La calculatrice plutôt que la culture
Il y a bien sûr les préoccupations déjà évoquées par les acteurs du monde du spectacle ces derniers jours concernant les 122 000 intermittents, les artistes et auteurs indépendants déclarés, ceux payés sur factures ou honoraires, ou encore les saisonniers, totalement oubliés du one man show présidentiel du 6 mai. Mais il y a aussi les différents maillons de la chaîne du livre, le Marcel Proust des temps modernes qui ne sera finalement jamais édité, les écrivains publiés à la veille du confinement et dont les livres traverseront le printemps en fantômes, les petites maisons d’édition déjà condamnées à côtoyer le risque au quotidien mais qui ne résisteront pas à l’intensité de cette menace nouvelle et inconnue, les plus grandes contraintes de réduire sérieusement la voilure, et puis les librairies, ces espaces symboles de liberté d’expression et de création qu’il s’agit désormais de sauver «quoi qu’il en coûte», quand elles luttent jour après jour pour leur survie dans l’indifférence générale du pouvoir politique, principal complice de la construction d’un monde abêtissant où la calculatrice se substitue à la culture.

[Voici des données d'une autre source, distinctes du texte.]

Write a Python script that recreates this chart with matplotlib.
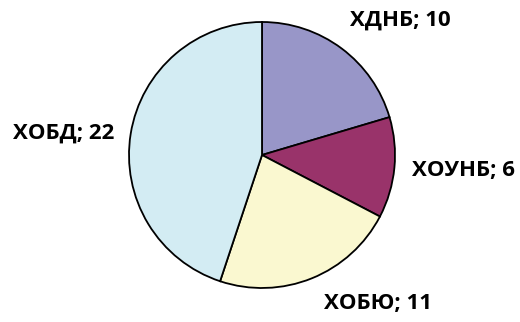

La librairie est l’antagoniste de la start-up nation chère à Emmanuel Macron et aux décisionnaires néolibéraux, érigée sur des valeurs aussi dérisoires que l’éphémère, la cupidité et l’ambition individuelle. On ne peut à la fois se plaindre de la disparition de la librairie au coin de la rue et inaugurer des entrepôts fraîchement fabriqués par Amazon. On ne peut flatter la longue tradition de la culture française tout en désossant les services publics permettant l’écriture d’un récit commun et la promotion de la francophonie, comme lorsque Bruno Le Maire supprimait en septembre 2018 le tarif postal «livres et brochures» qui permettait d’envoyer partout dans le monde des ouvrages à moindres frais, désormais augmenté de 680% quand Amazon continue de profiter de frais de port préférentiels. On ne peut encore se pincer le nez par principe face à certains concepts jusque-là confisqués par l’extrême droite, la souveraineté retrouvée ou la relocalisation de notre production industrielle, tout en jurant la fin d’une ère.

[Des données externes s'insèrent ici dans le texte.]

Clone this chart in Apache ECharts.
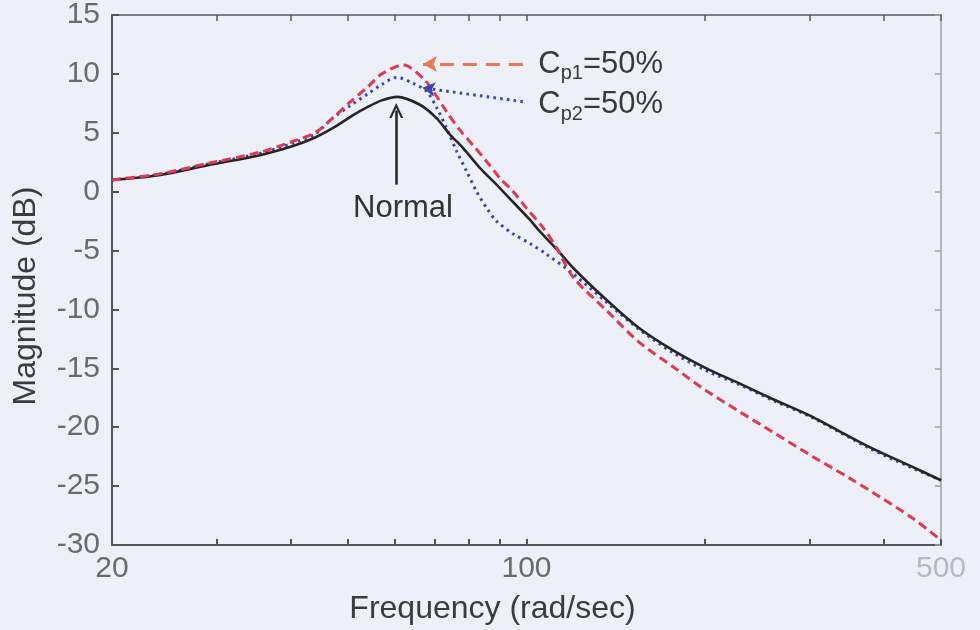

Comme les «premiers de corvées», ignorés et méprisés par un système dont la reconnaissance salariale des individus est inversement proportionnelle à leur apport à la société, les libraires exercent leur métier comme un sacerdoce, touchant des salaires de misère malgré de longues années d’études parfois, mais eux ont au moins le luxe d’évoluer dans un univers qu’ils chérissent et de jouir d’un semblant symbolique de considération sociale.

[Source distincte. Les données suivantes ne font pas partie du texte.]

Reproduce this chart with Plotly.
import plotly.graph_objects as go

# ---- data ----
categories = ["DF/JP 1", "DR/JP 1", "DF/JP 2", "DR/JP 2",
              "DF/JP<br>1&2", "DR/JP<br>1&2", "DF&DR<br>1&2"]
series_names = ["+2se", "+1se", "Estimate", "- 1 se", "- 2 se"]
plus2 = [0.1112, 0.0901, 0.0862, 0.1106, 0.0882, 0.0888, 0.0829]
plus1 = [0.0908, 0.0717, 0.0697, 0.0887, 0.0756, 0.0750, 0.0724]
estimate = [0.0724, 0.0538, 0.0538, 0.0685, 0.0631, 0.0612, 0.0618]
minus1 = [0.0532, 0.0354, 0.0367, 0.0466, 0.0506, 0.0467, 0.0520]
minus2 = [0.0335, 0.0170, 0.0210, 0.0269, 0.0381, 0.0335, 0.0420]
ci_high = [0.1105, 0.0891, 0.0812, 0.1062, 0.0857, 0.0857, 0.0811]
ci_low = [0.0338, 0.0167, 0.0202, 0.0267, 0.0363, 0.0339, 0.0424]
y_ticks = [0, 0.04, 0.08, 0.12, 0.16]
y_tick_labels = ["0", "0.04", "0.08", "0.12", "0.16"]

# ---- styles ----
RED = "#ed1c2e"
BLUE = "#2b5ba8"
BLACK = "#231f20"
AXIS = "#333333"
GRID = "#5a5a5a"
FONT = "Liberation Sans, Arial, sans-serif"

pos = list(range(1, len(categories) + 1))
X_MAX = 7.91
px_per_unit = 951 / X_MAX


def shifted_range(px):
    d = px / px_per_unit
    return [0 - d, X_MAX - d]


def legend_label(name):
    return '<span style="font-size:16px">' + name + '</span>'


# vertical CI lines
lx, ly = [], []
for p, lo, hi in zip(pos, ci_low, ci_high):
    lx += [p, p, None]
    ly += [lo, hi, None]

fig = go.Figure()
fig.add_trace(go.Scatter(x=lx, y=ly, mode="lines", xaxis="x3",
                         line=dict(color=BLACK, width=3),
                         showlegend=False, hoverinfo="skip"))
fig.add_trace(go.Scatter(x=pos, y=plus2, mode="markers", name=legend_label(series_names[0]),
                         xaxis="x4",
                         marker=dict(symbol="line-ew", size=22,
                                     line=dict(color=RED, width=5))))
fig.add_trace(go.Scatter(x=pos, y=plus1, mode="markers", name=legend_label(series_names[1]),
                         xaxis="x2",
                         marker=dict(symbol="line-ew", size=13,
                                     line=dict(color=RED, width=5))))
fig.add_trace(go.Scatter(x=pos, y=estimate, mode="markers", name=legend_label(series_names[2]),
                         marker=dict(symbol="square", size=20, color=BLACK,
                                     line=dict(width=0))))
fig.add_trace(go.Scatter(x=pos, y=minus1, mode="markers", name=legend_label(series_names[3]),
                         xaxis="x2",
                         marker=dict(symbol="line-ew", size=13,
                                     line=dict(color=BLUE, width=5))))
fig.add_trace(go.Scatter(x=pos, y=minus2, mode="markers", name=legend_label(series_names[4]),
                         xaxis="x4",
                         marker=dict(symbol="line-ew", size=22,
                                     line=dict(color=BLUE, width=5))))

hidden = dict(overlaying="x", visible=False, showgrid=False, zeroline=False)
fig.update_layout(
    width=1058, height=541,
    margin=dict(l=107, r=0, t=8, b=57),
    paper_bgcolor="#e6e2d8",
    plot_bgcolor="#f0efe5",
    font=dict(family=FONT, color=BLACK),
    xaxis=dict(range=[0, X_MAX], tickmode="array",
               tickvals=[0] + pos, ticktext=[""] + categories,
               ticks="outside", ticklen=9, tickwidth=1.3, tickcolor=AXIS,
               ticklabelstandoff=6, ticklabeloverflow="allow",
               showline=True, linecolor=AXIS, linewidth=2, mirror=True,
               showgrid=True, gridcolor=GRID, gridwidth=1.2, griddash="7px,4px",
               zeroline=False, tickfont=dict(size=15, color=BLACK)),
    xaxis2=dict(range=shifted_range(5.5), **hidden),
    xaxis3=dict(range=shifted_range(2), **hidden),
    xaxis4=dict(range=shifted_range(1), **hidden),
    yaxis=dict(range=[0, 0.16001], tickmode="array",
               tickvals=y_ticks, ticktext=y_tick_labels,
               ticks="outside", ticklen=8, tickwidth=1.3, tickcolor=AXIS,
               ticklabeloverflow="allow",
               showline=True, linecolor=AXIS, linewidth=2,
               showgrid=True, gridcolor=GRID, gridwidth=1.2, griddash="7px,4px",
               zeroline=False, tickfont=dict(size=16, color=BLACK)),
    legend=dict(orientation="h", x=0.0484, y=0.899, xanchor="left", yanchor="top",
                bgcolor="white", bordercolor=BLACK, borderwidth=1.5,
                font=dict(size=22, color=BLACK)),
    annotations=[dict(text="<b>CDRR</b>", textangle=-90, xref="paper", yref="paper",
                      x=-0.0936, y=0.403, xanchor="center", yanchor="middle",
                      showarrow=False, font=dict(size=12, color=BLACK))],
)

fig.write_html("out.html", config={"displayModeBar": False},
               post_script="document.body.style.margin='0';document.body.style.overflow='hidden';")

Face au spectre des fermetures qui les menace désormais, le lyrisme de l’écrivain raté transformé en monstre technocratique ne suffit plus. Les bouts de ficelle destinés à renforcer un édifice précaire non plus. A l’inverse de la musique ou du cinéma, la librairie ne pâtit pas tant de la dématérialisation du livre, l’écrit étant consubstantiel d’un format papier auquel le lecteur reste profondément attaché, que d’une concurrence déloyale alimentée et encouragée par ceux-là mêmes qui font mine d’être les thuriféraires des bazars qui fleurent bon le livre ancien.
Un choix de société
Blâmer et fustiger Amazon n’est ni un caprice misérabiliste, ni une lamentation, c’est un choix de société, une confrontation face à laquelle chacun doit désormais trancher, comme l’ont déjà fait de nombreux citoyens avides de lieux authentiques, hétéroclites et engagés. Vous souhaitez sauver les librairies indépendantes ? Il ne suffit plus d’appeler les gens à s’y précipiter en période de crise majeure, mais de les soutenir en menant au quotidien une action courageuse et déterminée visant à affaiblir l’ogre qui les dévore. Il n’est plus temps d’appliquer des solutions de courte durée à des problèmes durables, ni de tenir des discours de façade destinés à émoustiller les commentateurs professionnels des plateaux de télévision.
Encore aujourd’hui, Amazon échappe pratiquement à l’impôt en France pendant que les libraires s’acquittent de leurs obligations légales. Ses ambitions hégémoniques, vitrines de la mainmise de l’intelligence artificielle et du numérique sur nos vies, se confondent avec des chiffres de ventes rendus indispensables pour la plupart des éditeurs, tant et si bien qu’un auteur qui ne voudrait pas que son livre soit vendu chez le cybermarchand s’en verrait empêché par-delà même les préoccupations juridiques.
«Tous en librairie!», oui, mais pourquoi ? Combien de temps encore la culture servira-t-elle d’alibi, de cache-misère à la désintégration programmée de notre tissu social au profit exclusif d’intérêts personnels confiscatoires ?
Devront se poser dans le débat public à venir d’autres questions que celles du seul financement en urgence de secteurs qui, tous sans exception, se préparent à des lendemains cruels et violents, dans un système économique prédateur jamais remis en cause. En premier lieu, celles de nos valeurs cardinales pulvérisées et instrumentalisées, notre «liberté retrouvée» qui se limite finalement au privilège de la consommation, fut-elle de livres, alors que nous sommes, selon l’expression de Jean-Paul Dubois, les «locataires de nos vies» condamnés à la survie par le gain d’un salaire mensuel et prisonniers d’un temps dont nous ne sommes pas maîtres.
Que restera-t-il alors de cette liberté déjà relative si, derrière les effets de manche, les espaces d’échange, de réflexion et de partage que sont les librairies continuent de s’effacer au profit de commandes dématérialisées, de drones encombrant le ciel et de livreurs affublés d’une chasuble à flocage unique ? Que restera-t-il de cette culture plurielle, éclectique et cosmopolite si nous continuons à soumettre chaque parcelle de nos vies à ce marché unique cannibale, à admettre que tout n’est que marchandise et doit donc céder face à la loi du plus fort (et surtout du plus riche) et à accepter les discours lénifiants destinés à enrubanner d’oripeaux civilisateurs l’individualisme érigé en vertu ?
D’injustices grandissantes en inégalités aggravées, les crises se multiplieront, sanitaires, sociales, économiques et écologiques. Viendra un jour où les librairies ne seront plus là, alors, pour promouvoir les discours alternatifs permettant de les enrayer et de les déjouer, ni pour servir de diversion à l’idéologie que nos décideurs défendent avec ardeur et qui est par nature hostile et néfaste au commerce indépendant de proximité. Le vrai jour d’après, en somme.